The Mattei Plan gives the Algeria relationship a wider political framework. Two initiatives are already under way: a desert agriculture project with BF International and a training centre in Sidi Bel Abbès intended as a pan-African hub for agricultural expertise. This matters because a relationship based only on gas purchases remains vulnerable to price cycles and supplier diversification. A relationship that includes industrial investment, training and infrastructure is harder to displace.
There is a risk, however, that the Mattei Plan becomes a diplomatic container for projects too small or too slow to alter Italy’s actual energy position. It gives Rome a strategic language. It does not yet give Rome strategic depth at the pace required by the current environment.
The position that has not changed
European gas storage entered the crisis at low levels after a cold winter, with reserves around 30% in late April and the EU already warning that refilling targets may be difficult to meet before next winter. Damage to Qatari LNG infrastructure is expected to weigh on the market for years rather than weeks. Even if the military phase of the crisis de-escalates, energy prices are unlikely to return quickly to pre-crisis levels.
Italy has not been passive. Gas demand has fallen by around 16% since 2021, reflecting efficiency gains, partial renewable deployment and weaker industrial consumption.
At the same time, the Italian response remains constrained by factors that cannot be changed during an emergency. Permitting procedures, grid capacity, storage deployment and local opposition to energy infrastructure all affect the speed at which the country can reduce dependence on imported gas. These are not problems that can be solved by a diplomatic mission, even a successful one.
The sequence of Algiers, Jeddah, Doha and Abu Dhabi helped consolidate Italy’s bilateral relationships and preserved Eni’s position in a region under military pressure. It also confirmed the importance of Rome’s Mediterranean and Gulf diplomacy at a time when energy security, maritime routes and regional stability are increasingly connected.
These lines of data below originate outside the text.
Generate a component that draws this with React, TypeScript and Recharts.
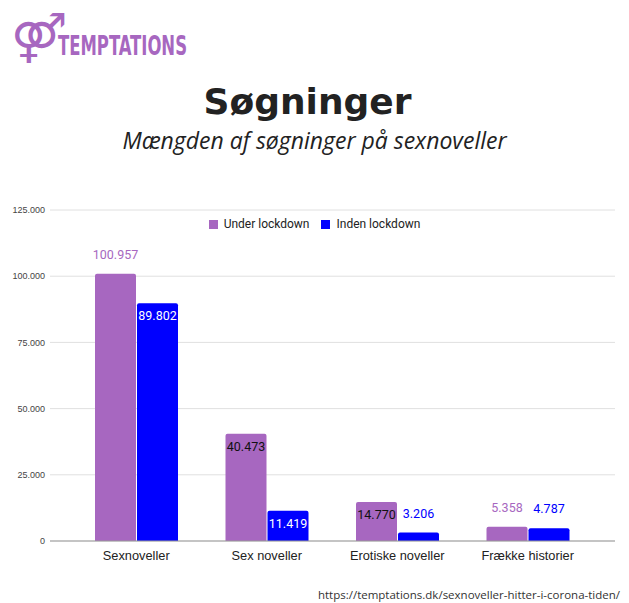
import React from 'react';
import { BarChart, Bar, XAxis, YAxis, CartesianGrid, Legend, LabelList } from 'recharts';

const categories = ['Sexnoveller', 'Sex noveller', 'Erotiske noveller', 'Frække historier'];
const underLockdown = [100957, 40473, 14770, 5358];
const indenLockdown = [89802, 11419, 3206, 4787];
const yTicks = [0, 25000, 50000, 75000, 100000, 125000];
// where each value label sits: above the bar or inside its top
const underLabelPos = ['above', 'inside', 'inside', 'above'];
const indenLabelPos = ['inside', 'inside', 'above', 'above'];

const PURPLE = '#a767c0';
const BLUE = '#0000ff';

const data = categories.map((name, i) => ({
  name,
  under: underLockdown[i],
  inden: indenLockdown[i],
}));

const legendItems = [
  { label: 'Under lockdown', color: PURPLE },
  { label: 'Inden lockdown', color: BLUE },
];

const fmt = (v: number) => String(v).replace(/\B(?=(\d{3})+(?!\d))/g, '.');

function makeLabel(positions: string[], color: string, insideColor: string) {
  return (props: any) => {
    const { x, y, width, value, index } = props;
    const inside = positions[index] === 'inside';
    return (
      <text
        x={Number(x) + Number(width) / 2}
        y={inside ? Number(y) + 17 : Number(y) - 15}
        textAnchor="middle"
        fontFamily="Roboto, Arial, sans-serif"
        fontSize={12.5}
        fill={inside ? insideColor : color}
      >
        {fmt(value)}
      </text>
    );
  };
}

function LegendContent() {
  return (
    <div style={{ display: 'flex', justifyContent: 'center', gap: 12, fontFamily: 'Roboto, Arial, sans-serif', fontSize: 12, color: '#222' }}>
      {legendItems.map((it) => (
        <div key={it.label} style={{ display: 'flex', alignItems: 'center' }}>
          <span style={{ display: 'inline-block', width: 9, height: 9, background: it.color, marginRight: 6 }} />
          {it.label}
        </div>
      ))}
    </div>
  );
}

export default function App() {
  return (
    <div style={{ position: 'absolute', left: 0, top: 0, width: 629, height: 603, background: '#fff' }}>
      <svg width={230} height={70} style={{ position: 'absolute', left: 0, top: 0 }}>
        <text x={11} y={54} fontFamily="DejaVu Sans" fontSize={48} fill={PURPLE}>
          ⚤
        </text>
        <text
          x={58}
          y={55}
          fontFamily="DejaVu Sans Condensed, DejaVu Sans"
          fontWeight="bold"
          fontSize={27}
          fill={PURPLE}
          textLength={129}
          lengthAdjust="spacingAndGlyphs"
        >
          TEMPTATIONS
        </text>
      </svg>
      <div
        style={{
          position: 'absolute',
          top: 80,
          left: -7,
          width: 629,
          textAlign: 'center',
          fontFamily: 'DejaVu Sans, sans-serif',
          fontWeight: 'bold',
          fontSize: 36,
          color: '#222',
          lineHeight: '44px',
        }}
      >
        Søgninger
      </div>
      <div
        style={{
          position: 'absolute',
          top: 126,
          left: 0,
          width: 629,
          textAlign: 'center',
          fontFamily: '"Open Sans", sans-serif',
          fontStyle: 'italic',
          fontSize: 23,
          color: '#222',
          lineHeight: '28px',
        }}
      >
        Mængden af søgninger på sexnoveller
      </div>
      <div style={{ position: 'absolute', left: 0, top: 0 }}>
        <BarChart
          width={629}
          height={603}
          data={data}
          margin={{ top: 210, right: 14, bottom: 32, left: 5 }}
          barSize={41}
          barGap={1}
        >
          <CartesianGrid vertical={false} stroke="#e0e0e0" />
          <XAxis
            dataKey="name"
            height={30}
            padding={{ left: 21, right: 22 }}
            tickLine={false}
            tickSize={0}
            tickMargin={10}
            axisLine={{ stroke: '#999' }}
            tick={{ fontSize: 12.8, fill: '#222', fontFamily: 'Arial, Liberation Sans, sans-serif' }}
          />
          <YAxis
            width={45}
            domain={[0, 125000]}
            ticks={yTicks}
            tickFormatter={fmt}
            axisLine={false}
            tickLine={false}
            tickSize={0}
            tickMargin={5}
            tick={{ fontSize: 9, fill: '#444', fontFamily: 'Arial, Liberation Sans, sans-serif' }}
          />
          <Legend
            verticalAlign="middle"
            align="center"
            content={<LegendContent />}
            wrapperStyle={{ top: 217, left: 0, width: 629 }}
          />
          <Bar dataKey="under" name="Under lockdown" fill={PURPLE} radius={[2, 2, 0, 0]} isAnimationActive={false}>
            <LabelList dataKey="under" content={makeLabel(underLabelPos, PURPLE, '#111')} />
          </Bar>
          <Bar dataKey="inden" name="Inden lockdown" fill={BLUE} radius={[2, 2, 0, 0]} isAnimationActive={false}>
            <LabelList dataKey="inden" content={makeLabel(indenLabelPos, BLUE, '#fff')} />
          </Bar>
        </BarChart>
      </div>
      <div
        style={{
          position: 'absolute',
          top: 587,
          right: 9,
          fontFamily: '"Open Sans", sans-serif',
          fontSize: 11.5,
          color: '#333',
        }}
      >
        https://temptations.dk/sexnoveller-hitter-i-corona-tiden/
      </div>
    </div>
  );
}
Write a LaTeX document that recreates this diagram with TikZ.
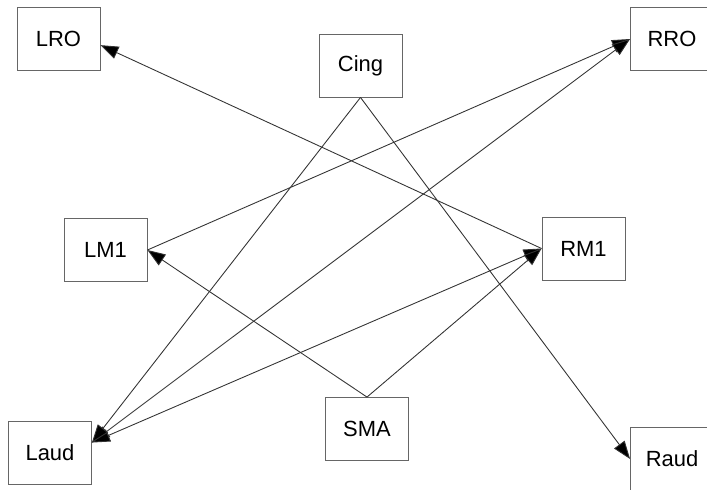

The crisis therefore does not show that Italy lacks options. It shows that most of its available options operate on different timelines. Diplomacy can secure political access quickly. Commercial contracts can redirect some flows. Infrastructure, renewables and storage require years. The vulnerability lies in the gap between these timelines.
For Italy, the immediate objective is to manage the shock without losing industrial competitiveness or fiscal control. The longer-term challenge is to ensure that the next disruption in the Gulf, North Africa or the wider Mediterranean does not produce the same domestic pressure with the same speed. That remains the central test of Italian energy security.